Makes 6 servings (serving a crowd?)
- 1 Tablespoon warm water
- 1 teaspoon dried yeast (half a packet)
- ⅔ cup milk
- 2½ cups unbleached flour
- ½ cup wholewheat flour
- 1 teaspoon salt
- 6 Tablespoons butter
- ¼ cup brown sugar
- ½ cup currants
- ½ cup raisins
- 6 dried apricots, sliced very very thin
- dash cinnamon, clove, allspice, and 2 dashes of nutmeg
Special equipment
- 1½ or 2 quart loaf pan
foil Method
- Dissolve yeast in the water. Warm the milk and stir it into the yeast. Measure the flours and salt into a medium mixing bowl, and stir in the yeast-milk while you melt the butter. Pour in the butter and mix to a soft dough. Cover and let rise till doubled (about 45 minutes...if you prewarmed your flours; about an hour and a half if you have not). Work the dried fruit, sugar and spice into the dough. Put into a warmed and greased 1½ or 2 quart loaf pan.

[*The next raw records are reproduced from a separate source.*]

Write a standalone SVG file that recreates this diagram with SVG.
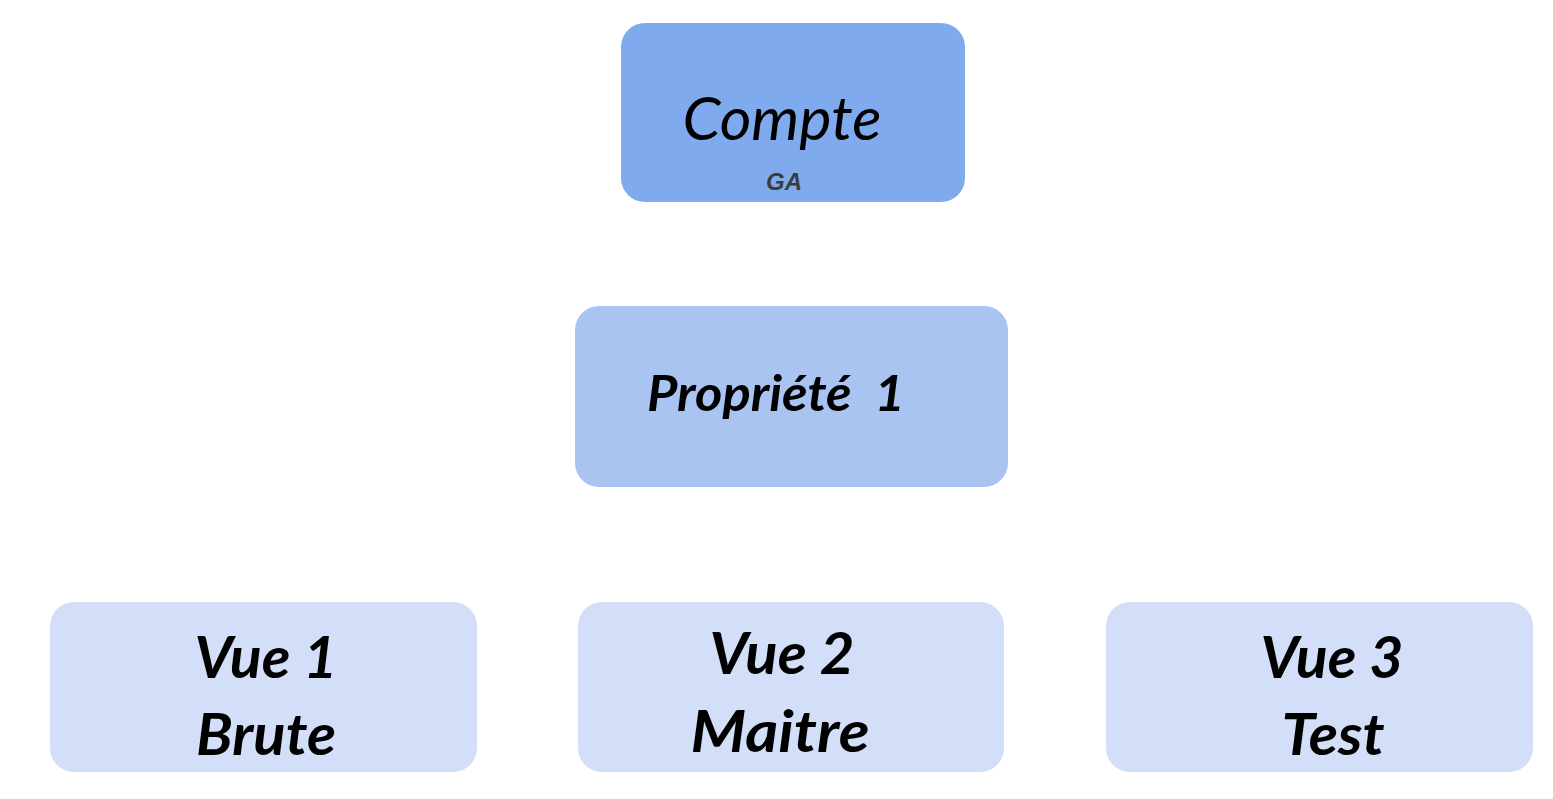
<svg xmlns="http://www.w3.org/2000/svg" width="1553" height="799" viewBox="0 0 1553 799">
<style>
.t{font-family:Lato,"Open Sans","Noto Sans",sans-serif;font-style:italic;fill:#000;text-anchor:middle}
.b{font-weight:bold}
.v{font-size:58px}
</style>
<rect width="1553" height="799" fill="#ffffff"/>
<g id="connectors"></g>
<g id="compte">
<rect x="621" y="23" width="344" height="179" rx="24" fill="#80aaee"/>
<text class="t" x="782" y="140" font-size="60" textLength="199" lengthAdjust="spacingAndGlyphs">Compte</text>
<text x="784" y="190" font-family="'Liberation Sans',Arial,sans-serif" font-size="24" font-weight="bold" font-style="italic" fill="#3c3c3c" text-anchor="middle">GA</text>
</g>
<g id="propriete">
<rect x="575" y="306" width="433" height="181" rx="24" fill="#aac4f2"/>
<text class="t b" x="647" y="411" font-size="50" style="text-anchor:start" xml:space="preserve" textLength="258" lengthAdjust="spacingAndGlyphs">Propriété  1</text>
</g>
<g id="vue1">
<rect x="50" y="602" width="427" height="170" rx="24" fill="#d3dff8"/>
<text class="t b v" x="266" y="678" textLength="143" lengthAdjust="spacingAndGlyphs">Vue 1</text>
<text class="t b v" x="266" y="755" textLength="140" lengthAdjust="spacingAndGlyphs">Brute</text>
</g>
<g id="vue2">
<rect x="578" y="602" width="426" height="170" rx="24" fill="#d3dff8"/>
<text class="t b v" x="782" y="674" textLength="145" lengthAdjust="spacingAndGlyphs">Vue 2</text>
<text class="t b v" x="780" y="752" textLength="179" lengthAdjust="spacingAndGlyphs">Maitre</text>
</g>
<g id="vue3">
<rect x="1106" y="602" width="427" height="170" rx="24" fill="#d3dff8"/>
<text class="t b v" x="1332" y="678" textLength="143" lengthAdjust="spacingAndGlyphs">Vue 3</text>
<text class="t b v" x="1333" y="755" textLength="103" lengthAdjust="spacingAndGlyphs">Test</text>
</g>
</svg>
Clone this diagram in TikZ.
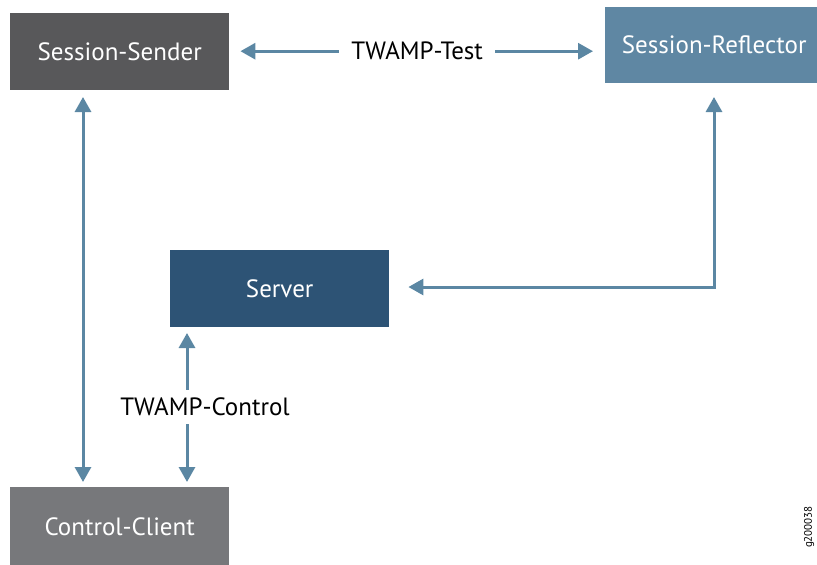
\documentclass[tikz,border=0pt]{standalone}
\usepackage{fontspec}
\setmainfont{PT Sans}
\usetikzlibrary{arrows.meta,calc}
\definecolor{senderc}{HTML}{58585A}
\definecolor{reflc}{HTML}{5F87A3}
\definecolor{serverc}{HTML}{2D5375}
\definecolor{clientc}{HTML}{77787B}
\definecolor{arrc}{HTML}{5B87A3}
\tikzset{
  box/.style={draw=none, text=white, font=\fontsize{25}{28}\selectfont, inner sep=0pt, anchor=north west},
  arr/.style={draw=arrc, line width=3pt, {Triangle[width=16pt,length=15pt]}-{Triangle[width=16pt,length=15pt]}},
  lbl/.style={fill=white, text=black, font=\fontsize{25}{28}\selectfont, inner xsep=12pt, inner ysep=6pt}
}
\begin{document}
\begin{tikzpicture}[x=1pt,y=-1pt]
\useasboundingbox (0,0) rectangle (817,565);
\node[box, fill=senderc, minimum width=219pt, minimum height=77pt] (ss) at (10,13) {Session-Sender};
\node[box, fill=reflc, minimum width=218pt, minimum height=76pt] (sr) at (605,7) {Session-Reflector};
\node[box, fill=serverc, minimum width=219pt, minimum height=77pt] (sv) at (170,250) {Server};
\node[box, fill=clientc, minimum width=219pt, minimum height=80pt] (cc) at (10,487) {Control-Client};
% TWAMP-Test
\coordinate (t1) at ($(ss.east)+(0,-0.5)$);
\draw[arr, shorten <=11pt, shorten >=12pt] (t1) -- (t1 -| sr.west) node[lbl, midway] (tt) {TWAMP-Test};
% left vertical
\coordinate (l1) at (83,90);
\coordinate (l2) at (83,487);
\draw[arr, shorten <=7pt, shorten >=5pt] (l1) -- (l2);
% reflector to server
\coordinate (r1) at (714,83);
\coordinate (r2) at (714,287);
\draw[arr, shorten <=14pt, shorten >=19pt] (r1) -- (r2) -- (r2 -| sv.east);
% TWAMP-Control
\coordinate (c1) at (187,327);
\coordinate (c2) at (187,487);
\draw[arr, shorten <=6pt, shorten >=5pt] (c1) -- (c2) node[lbl, pos=0.5, inner xsep=0pt, inner ysep=8pt, xshift=18pt] (tc) {TWAMP-Control};
% figure id
\node[rotate=90, font=\fontsize{11}{12}\selectfont, inner sep=0pt] (fid) at (809,527) {g200038};
\end{tikzpicture}
\end{document}
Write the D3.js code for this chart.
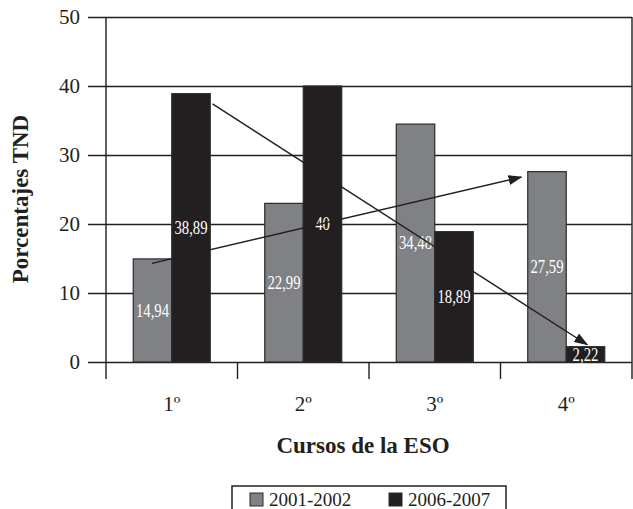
<!DOCTYPE html>
<html>
<head>
<meta charset="utf-8">
<script src="https://cdn.jsdelivr.net/npm/d3@7"></script>
<style>
  body { margin: 0; background: #fff; }
  svg { display: block; font-family: 'Liberation Serif', 'Times New Roman', serif; }
</style>
</head>
<body>
<svg id="chart"></svg>
<script>
// data
const cursos = ['1º', '2º', '3º', '4º'];
const series = ['2001-2002', '2006-2007'];
const values2001 = [14.94, 22.99, 34.48, 27.59];
const values2006 = [38.89, 40, 18.89, 2.22];
const labels2001 = ['14,94', '22,99', '34,48', '27,59'];
const labels2006 = ['38,89', '40', '18,89', '2,22'];
const yTicks = [0, 10, 20, 30, 40, 50];
// trend arrows, x in "course units" (0 = left edge of 1º), y in %
const arrow2001 = [[0.35, 14.3], [3.16, 26.8]];
const arrow2006 = [[0.81, 37.4], [3.66, 2.5]];

const width = 633;
const height = 509;
const plotLeft = 106, plotRight = 632, plotTop = 17, plotBottom = 362;
const gridLeft = 88;
const groupWidth = 77;

const colors = { '2001-2002': '#808184', '2006-2007': '#231f20' };
const ink = '#231f20';

const svg = d3.select('#chart')
  .attr('width', width)
  .attr('height', height);

let y = d3.scaleLinear()
  .domain([0, 50])
  .range([plotBottom, plotTop]);

let x = d3.scaleBand()
  .domain(cursos)
  .range([plotLeft, plotRight]);

let xu = d3.scaleLinear()
  .domain([0, cursos.length])
  .range([plotLeft, plotRight]);

let x1 = d3.scaleBand()
  .domain(series)
  .range([x.bandwidth() / 2 - groupWidth / 2, x.bandwidth() / 2 + groupWidth / 2]);

// gridlines + y tick labels
let yAxis = d3.axisLeft(y)
  .tickValues(yTicks)
  .tickSize(-(plotRight - gridLeft))
  .tickPadding(8);

const yg = svg.append('g')
  .attr('transform', 'translate(' + gridLeft + ',0)')
  .call(yAxis);
yg.select('.domain').remove();
yg.selectAll('line').attr('stroke', ink).attr('stroke-width', 1.4);
yg.selectAll('text')
  .attr('fill', ink)
  .style('font-size', '21px')
  .style('font-family', "'Liberation Serif', serif");

// left axis line and right frame
svg.append('line')
  .attr('x1', plotLeft).attr('x2', plotLeft)
  .attr('y1', plotTop).attr('y2', plotBottom + 17)
  .attr('stroke', ink).attr('stroke-width', 1.4);
svg.append('line')
  .attr('x1', plotRight).attr('x2', plotRight)
  .attr('y1', plotTop).attr('y2', plotBottom + 17)
  .attr('stroke', ink).attr('stroke-width', 1.4);

// separators between courses
svg.append('g')
  .selectAll('line')
  .data(cursos.slice(1))
  .enter()
  .append('line')
  .attr('x1', d => x(d)).attr('x2', d => x(d))
  .attr('y1', plotBottom).attr('y2', plotBottom + 17)
  .attr('stroke', ink).attr('stroke-width', 1.4);

// x labels
let xAxis = d3.axisBottom(x).tickSize(0).tickPadding(34);
const xg = svg.append('g')
  .attr('transform', 'translate(0,' + plotBottom + ')')
  .call(xAxis);
xg.select('.domain').remove();
xg.selectAll('text')
  .attr('fill', ink)
  .style('font-size', '21px')
  .style('font-family', "'Liberation Serif', serif");

// bars
const rows = cursos.map((c, i) => ({
  curso: c,
  bars: [
    { s: series[0], v: values2001[i], label: labels2001[i] },
    { s: series[1], v: values2006[i], label: labels2006[i] }
  ]
}));

let group = svg.append('g')
  .selectAll('g')
  .data(rows)
  .enter()
  .append('g')
  .attr('transform', d => 'translate(' + x(d.curso) + ',0)');

group.selectAll('rect')
  .data(d => d.bars)
  .enter()
  .append('rect')
  .attr('x', d => x1(d.s))
  .attr('width', x1.bandwidth())
  .attr('y', d => y(d.v))
  .attr('height', d => y(0) - y(d.v))
  .attr('fill', d => colors[d.s])
  .attr('stroke', '#2b2b2b')
  .attr('stroke-width', 1.2);

// arrows
svg.append('defs')
  .append('marker')
  .attr('id', 'head')
  .attr('viewBox', '0 0 14 10')
  .attr('refX', 13)
  .attr('refY', 5)
  .attr('markerUnits', 'userSpaceOnUse')
  .attr('markerWidth', 14)
  .attr('markerHeight', 10)
  .attr('orient', 'auto')
  .append('path')
  .attr('d', 'M0,0L14,5L0,10Z')
  .attr('fill', ink);

const line = d3.line()
  .x(d => xu(d[0]))
  .y(d => y(d[1]));

svg.append('g')
  .selectAll('path')
  .data([arrow2001, arrow2006])
  .enter()
  .append('path')
  .attr('d', line)
  .attr('fill', 'none')
  .attr('stroke', ink)
  .attr('stroke-width', 1.4)
  .attr('marker-end', 'url(#head)');

// value labels inside the bars
group.selectAll('text.val')
  .data(d => d.bars)
  .enter()
  .append('text')
  .attr('class', 'val')
  .attr('transform', d => 'translate(' + (x1(d.s) + x1.bandwidth() / 2) + ',' +
    ((y(d.v) + y(0)) / 2) + ') scale(0.82,1)')
  .attr('text-anchor', 'middle')
  .attr('dy', '0.35em')
  .attr('fill', '#fff')
  .style('font-size', '18px')
  .text(d => d.label);

// axis titles
svg.append('text')
  .attr('transform', 'translate(28,199) rotate(-90)')
  .attr('text-anchor', 'middle')
  .attr('fill', ink)
  .style('font-size', '23px')
  .style('font-weight', 'bold')
  .text('Porcentajes TND');

svg.append('text')
  .attr('x', 363)
  .attr('y', 453)
  .attr('text-anchor', 'middle')
  .attr('fill', ink)
  .style('font-size', '23px')
  .style('font-weight', 'bold')
  .text('Cursos de la ESO');

// legend
const legend = svg.append('g');
legend.append('rect')
  .attr('x', 232).attr('y', 486)
  .attr('width', 274).attr('height', 30)
  .attr('fill', '#fff')
  .attr('stroke', ink)
  .attr('stroke-width', 1.5);

let item = legend.selectAll('g')
  .data(series)
  .enter()
  .append('g')
  .attr('transform', (d, i) => 'translate(' + (250 + i * 139) + ',493)');

item.append('rect')
  .attr('width', 13).attr('height', 13)
  .attr('fill', d => colors[d])
  .attr('stroke', '#2b2b2b')
  .attr('stroke-width', 1);

item.append('text')
  .attr('x', 19)
  .attr('y', 13)
  .attr('fill', ink)
  .style('font-size', '19px')
  .text(d => d);
</script>
</body>
</html>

Pat into shape and cover, leaving it in a warm place until it rises to the top of the tin (1½ to 2 hours). Cover with foil as it browns very easily and bake at 400° for 25 to 30 minutes.
Notes
- Bara Brith (’speckled bread‘) is the famous Cymric fruitbread. Every family’s is different: some make theirs extra rich by adding an egg or two; others make theirs sweeter; some soak their dried fruits overnight in cold tea. Commercial establishments often use soda instead of yeast as their leavener. Our recipe is a personal customization of David’s that we’ve developed over the years. She, in turn, based hers on a recipe from a 1953 Welsh Gas Board pamphlet. You also might want to examine her chapter on British spiced fruit breads where she offers English, Irish, and other regional variations.
Suggestions
- We serve it with honeybutter at formal events (spiced honeybutter, anyone?), but at home we eat it plain. Moist and sweet, it really needs no topping.